The Court of Appeal for Ontario orders security for judgment for the first time
On January 15, 2021, the Court of Appeal for Ontario released its reasons for decision in Wiseau Studio, LLC v. Harper, 2021 ONCA 31. This appears to be the first time that an Ontario court has ordered security for a trial judgment pending appeal.
The appeal centres on a dispute about a documentary, Room Full of Spoons, which examined the cult-like following of the 2003 cinematic masterpiece, The Room. In 2017, the man behind The Room, Tommy Wiseau, and his studio Wiseau Studio LLC (collectively, “Wiseau”) brought an action against the documentarians (“Room Full of Spoons”) claiming copyright infringement and misappropriation of personality.
In January 2020, after an eight-day trial, the court dismissed Wiseau’s claim and granted judgment in favour of Room Full of Spoons on their counter-claim. The court awarded Room Full of Spoons damages totaling more than $750,000 (including punitive damages, mostly stemming from litigation misconduct) and more than $480,000 in costs.
After unsuccessfully seeking to vary the judgment, Wiseau refused to attend examinations in aid of execution or respond to court orders compelling him to provide information about his assets. Instead, he made bald assertions that any trial judgment against him and his company could be satisfied. Subsequently, Wiseau delivered a Notice of Appeal. Room Full of Spoons brought a motion seeking security for the trial judgment and security for costs of the trial and appeal.
Despite having broad powers to make such orders as they consider just and necessary to prevent prejudice under the Ontario Rules of Civil Procedure and the Courts of Justice Act, Ontario’s appeal courts had apparently never used those powers to order an appellant to post security for a trial judgment pending appeal – until now. Justice Thorburn, in Chambers, made such an order against Wiseau. She noted that courts of appeal in two other Canadian jurisdictions (British Columbia and Alberta) had previously made such orders, and set out the factors that Ontario appellate courts are to consider in deciding whether to do so.

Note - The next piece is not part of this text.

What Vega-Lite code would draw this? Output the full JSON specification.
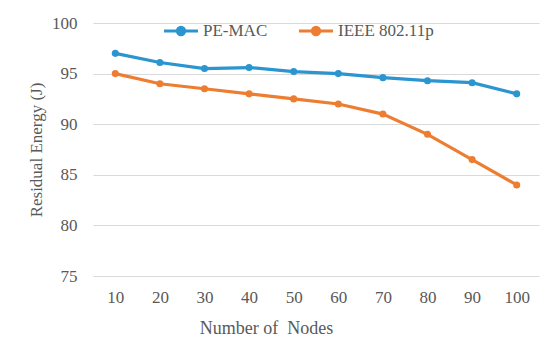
{
  "$schema": "https://vega.github.io/schema/vega-lite/v6.json",
  "width": 446,
  "height": 253,
  "autosize": {"type": "none"},
  "padding": {"left": 93, "top": 23, "right": 11, "bottom": 69},
  "background": "white",
  "data": {
    "values": [
      {"nodes": "10", "series": "PE-MAC", "energy": 97.0},
      {"nodes": "20", "series": "PE-MAC", "energy": 96.1},
      {"nodes": "30", "series": "PE-MAC", "energy": 95.5},
      {"nodes": "40", "series": "PE-MAC", "energy": 95.6},
      {"nodes": "50", "series": "PE-MAC", "energy": 95.2},
      {"nodes": "60", "series": "PE-MAC", "energy": 95.0},
      {"nodes": "70", "series": "PE-MAC", "energy": 94.6},
      {"nodes": "80", "series": "PE-MAC", "energy": 94.3},
      {"nodes": "90", "series": "PE-MAC", "energy": 94.1},
      {"nodes": "100", "series": "PE-MAC", "energy": 93.0},
      {"nodes": "10", "series": "IEEE 802.11p", "energy": 95.0},
      {"nodes": "20", "series": "IEEE 802.11p", "energy": 94.0},
      {"nodes": "30", "series": "IEEE 802.11p", "energy": 93.5},
      {"nodes": "40", "series": "IEEE 802.11p", "energy": 93.0},
      {"nodes": "50", "series": "IEEE 802.11p", "energy": 92.5},
      {"nodes": "60", "series": "IEEE 802.11p", "energy": 92.0},
      {"nodes": "70", "series": "IEEE 802.11p", "energy": 91.0},
      {"nodes": "80", "series": "IEEE 802.11p", "energy": 89.0},
      {"nodes": "90", "series": "IEEE 802.11p", "energy": 86.5},
      {"nodes": "100", "series": "IEEE 802.11p", "energy": 84.0}
    ]
  },
  "mark": {"type": "line", "strokeWidth": 3.2, "point": {"filled": true, "size": 50, "opacity": 1}},
  "encoding": {
    "x": {
      "field": "nodes",
      "type": "ordinal",
      "sort": null,
      "scale": {"type": "point", "padding": 0.5},
      "axis": {
        "title": "Number of\u00a0 Nodes",
        "labelAngle": 0,
        "domain": false,
        "ticks": false,
        "labelPadding": 13,
        "titlePadding": 14,
        "titleX": 173,
        "titleFontSize": 18
      }
    },
    "y": {
      "field": "energy",
      "type": "quantitative",
      "scale": {"domain": [75, 100], "nice": false, "zero": false},
      "axis": {
        "title": "Residual Energy (J)",
        "values": [75, 80, 85, 90, 95, 100],
        "domain": false,
        "ticks": false,
        "labelPadding": 16,
        "titlePadding": 6,
        "gridColor": "#d9d9d9",
        "gridWidth": 1
      }
    },
    "color": {
      "field": "series",
      "type": "nominal",
      "scale": {"domain": ["PE-MAC", "IEEE 802.11p"], "range": ["#2B95D0", "#ED7D31"]},
      "legend": {
        "title": null,
        "orient": "none",
        "direction": "horizontal",
        "legendX": 69,
        "legendY": -11,
        "symbolType": "M-1,0L1,0M-0.21,0A0.21,0.21,0,1,1,0.21,0A0.21,0.21,0,1,1,-0.21,0Z",
        "symbolSize": 1156,
        "symbolStrokeWidth": 3.2,
        "labelOffset": 3,
        "columnPadding": 24,
        "labelFont": "Liberation Serif",
        "labelFontSize": 17,
        "labelColor": "#595959",
        "encode": {
          "symbols": {
            "update": {
              "fill": {"scale": "color", "field": "value"},
              "stroke": {"scale": "color", "field": "value"},
              "opacity": {"value": 1}
            }
          }
        }
      }
    }
  },
  "config": {
    "font": "Liberation Serif",
    "view": {"stroke": null},
    "axis": {
      "labelFont": "Liberation Serif",
      "labelFontSize": 17,
      "labelColor": "#595959",
      "titleFont": "Liberation Serif",
      "titleFontSize": 17,
      "titleFontWeight": "normal",
      "titleColor": "#595959"
    }
  }
}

- Ordering an appellant to post security for a trial judgment and/or trial costs must be in the interests of justice. The party seeking the order has the burden of establishing this. In considering whether the order is in the interests of justice, the appellate court may have regard to the appellant’s ex juris residence, the potential difficulty of enforcing the judgment in the appellant’s ex juris jurisdiction, and/or the appellant’s absence of assets in the jurisdiction in which the judgment was rendered.
- The party seeking security must show that it will suffer prejudice if the order is not made.
- The appellate court should also consider the merits of the appeal and the potential effect of such an order on the appellant’s decision to continue with the appeal. Generally, security for the trial judgment will not be ordered where the effect of posting the security for the judgment would preclude the party from pursuing the appeal, unless the appeal has virtually no merit or there is no reasonable prospect of success.
Justice Thorburn concluded that Wiseau’s appeal presented the sort of “rare and exceptional circumstances” that warranted an order for security for judgment. The court noted that neither Mr. Wiseau nor Wiseau Studio, LLC was resident in Ontario and drew the inference – based on Wiseau’s refusal to advise if there were any assets in Ontario – that Wiseau had no assets in the jurisdiction. Wiseau also conceded that an order to post security would not prevent them from pursuing the appeal.
With regard to the potential prejudice to Room Full of Spoons, the court considered the evidence that: Wiseau had delayed and obstructed the release of Room Full of Spoons for years; Room Full of Spoons had spent years producing the film and yet had been unable to air it because “there has been a cloud on title”; and, unless security was ordered, the significant trial judgment “may never be recovered”. It evidently did not help Wiseau’s cause that its counsel “conceded … that the grounds of appeal set out in the Notice of Appeal are frivolous as they are entirely conclusory”.
Like the film that started it all, Thorburn J.A.’s decision is precedent setting. Yet, also like The Room, it will likely enjoy a limited audience; at several points in her reasons, Thorburn J.A. emphasized the rarity of the remedy and stated that it “should be invoked sparingly”. Still, Wiseau confirms that, in extraordinary circumstances, when an applicant can meet the high mark, it is available in Ontario.
Wiseau Studio, LLC v. Harper, 2021 ONCA 31.